With these words on the Santa Barbara Region Chamber of Commerce answering system, Steve Cushman has welcomed business owners, service providers and working professionals hoping to build or expand businesses on the South Coast.
For the past 24 years, Cushman literally has been the voice of Santa Barbara business. Through his encyclopedic knowledge of the State Street scene, his love of the arts and his ability to sift the real players from the wannabes, he’s been a force to be reckoned with. His efforts helped the city recover from a real estate meltdown and severe drought in the early 1990s. He was early to recognize the beginnings of a genuine high-tech boom as the South Coast was caught up in the dot-com fever.

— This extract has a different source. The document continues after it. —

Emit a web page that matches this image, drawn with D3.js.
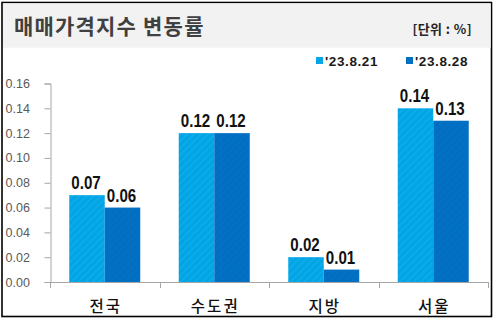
<!DOCTYPE html>
<html><head><meta charset="utf-8">
<script src="https://cdn.jsdelivr.net/npm/d3@7"></script>
<style>
body{margin:0;background:#fff;}
svg{display:block;}
</style></head>
<body>
<script>
const categories = ["전국", "수도권", "지방", "서울"];
const seriesNames = ["'23.8.21", "'23.8.28"];
const values0821 = [0.07, 0.12, 0.02, 0.14];
const values0828 = [0.06, 0.12, 0.01, 0.13];
const yTicks = [0, 0.02, 0.04, 0.06, 0.08, 0.10, 0.12, 0.14, 0.16];
const title = "매매가격지수 변동률";
const unit = "[단위 : %]";

const W = 495, H = 322;
const colors = ["#00a5e6", "#0072c6"];
const stripeColors = ["#12ace9", "#0869bd"];
const series = [values0821, values0828];

const svg = d3.select("body").append("svg").attr("width", W).attr("height", H);
const defs = svg.append("defs");
colors.forEach((c, i) => {
  const p = defs.append("pattern").attr("id", "pat" + i)
    .attr("patternUnits", "userSpaceOnUse").attr("width", 5).attr("height", 5)
    .attr("patternTransform", "rotate(45)");
  p.append("rect").attr("width", 5).attr("height", 5).attr("fill", c);
  p.append("rect").attr("width", 1.5).attr("height", 5).attr("fill", stripeColors[i]);
});

// frame
svg.append("rect").attr("x", 2).attr("y", 2.5).attr("width", 489.5).attr("height", 314)
  .attr("fill", "#fff").attr("stroke", "#000").attr("stroke-width", 1.6);
svg.append("rect").attr("x", 3).attr("y", 3.3).attr("width", 487.7).attr("height", 44.4)
  .attr("fill", "#f2f2f2");

svg.append("text").attr("x", 14).attr("y", 34)
  .attr("font-family", "'Noto Sans CJK KR', sans-serif").attr("font-weight", "bold")
  .attr("font-size", 21).attr("letter-spacing", 1.2).attr("fill", "#404040").text(title);
svg.append("text").attr("x", 472).attr("y", 34).attr("text-anchor", "end")
  .attr("font-family", "'Noto Sans CJK KR', sans-serif").attr("font-weight", "bold")
  .attr("font-size", 13).attr("letter-spacing", 0.4).attr("fill", "#262626").text(unit);

// legend
const legX = [316, 406];
seriesNames.forEach((n, i) => {
  svg.append("rect").attr("x", legX[i]).attr("y", 57).attr("width", 7).attr("height", 7)
    .attr("fill", "url(#pat" + i + ")");
  svg.append("text").attr("x", legX[i] + 9).attr("y", 65.5)
    .attr("font-family", "'Liberation Sans', Arial, sans-serif").attr("font-weight", "bold")
    .attr("font-size", 13.5).attr("letter-spacing", 0.6).attr("fill", "#1a1a1a").text(n);
});

// scales
const x0 = d3.scaleBand().domain(categories).range([50, 488]).paddingInner(0).paddingOuter(0);
const y = d3.scaleLinear().domain([0, 0.16]).range([282, 83.5]);
const barW = 35.5;
const x1 = d3.scaleBand().domain([0, 1]).range([0, barW * 2]);

// y axis
const yAxis = d3.axisLeft(y).tickValues(yTicks).tickFormat(d3.format(".2f")).tickSizeOuter(0).tickSize(6);
const gy = svg.append("g").attr("transform", "translate(50.5,0)").call(yAxis);
gy.select(".domain").attr("stroke", "#a6a6a6");
gy.selectAll(".tick line").attr("stroke", "#a6a6a6");
gy.selectAll(".tick text").attr("x", -45).attr("text-anchor", "start")
  .attr("font-family", "'Liberation Sans', Arial, sans-serif").attr("font-size", 12.5).attr("fill", "#595959");

// x axis line with boundary ticks
const bounds = categories.map(c => x0(c)).concat([x0.range()[1]]);
const gx = svg.append("g");
gx.append("line").attr("x1", 50).attr("x2", 488).attr("y1", 282.5).attr("y2", 282.5).attr("stroke", "#a6a6a6");
gx.selectAll("line.t").data(bounds).join("line").attr("class", "t")
  .attr("x1", d => Math.round(d) + 0.5).attr("x2", d => Math.round(d) + 0.5)
  .attr("y1", 282).attr("y2", 288).attr("stroke", "#a6a6a6");
gx.selectAll("text").data(categories).join("text")
  .attr("x", d => x0(d) + x0.bandwidth() / 2 + 1).attr("y", 312)
  .attr("text-anchor", "middle")
  .attr("font-family", "'Noto Sans CJK KR', sans-serif").attr("font-weight", 500)
  .attr("font-size", 15.5).attr("letter-spacing", 2).attr("fill", "#111").text(d => d);

// bars
const groups = svg.append("g").selectAll("g").data(categories).join("g")
  .attr("transform", d => `translate(${x0(d) + x0.bandwidth() / 2 - barW},0)`);
series.forEach((vals, si) => {
  groups.append("rect")
    .attr("x", x1(si)).attr("width", x1.bandwidth())
    .attr("y", (d, i) => y(vals[i])).attr("height", (d, i) => y(0) - y(vals[i]))
    .attr("fill", "url(#pat" + si + ")");
  groups.append("text")
    .attr("transform", (d, i) => `translate(${x1(si) + x1.bandwidth() / 2 - 1},${y(vals[i]) - 6}) scale(0.84,1)`)
    .attr("text-anchor", "middle")
    .attr("font-family", "'Liberation Sans', Arial, sans-serif").attr("font-weight", "bold")
    .attr("font-size", 18).attr("fill", "#111")
    .text((d, i) => vals[i].toFixed(2));
});
</script>
</body></html>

Never shy about his views, he stepped up briefly to run for mayor, albeit unsuccessfully, in 2009.
Cushman surprised many on the business scene with an announcement on May 22 that he would be retiring at the end of the chamber’s fiscal year in June.
But beneath the surface, Santa Barbara is changing once again and his successor will face a new set of challenges. Despite a meltdown in real estate prices, the jobs-housing balance remains desperately off-kilter, putting a squeeze on the ability of employers to expand and hire. A flurry of new tech startups is starting to have an impact but what future role they will play in the chamber is not clear.
The Great Recession has brought big changes to the chamber’s bread-and-butter businesses, restaurants, bars and retail shops, which continue to suffer as prices fall and rents rise. The economies of the South Coast, Lompoc, Santa Maria and western Ventura County are now much more integrated as commuters, residents and companies shift up and down the Highway 101 corridor. How to keep these larger issues in balance while dealing with the day-to-day business of the Chamber and constituents will be a big challenge for the next Chamber president. He or she might to well by remembering the Cushman maxim: “Business is (always) great in Santa Barbara.”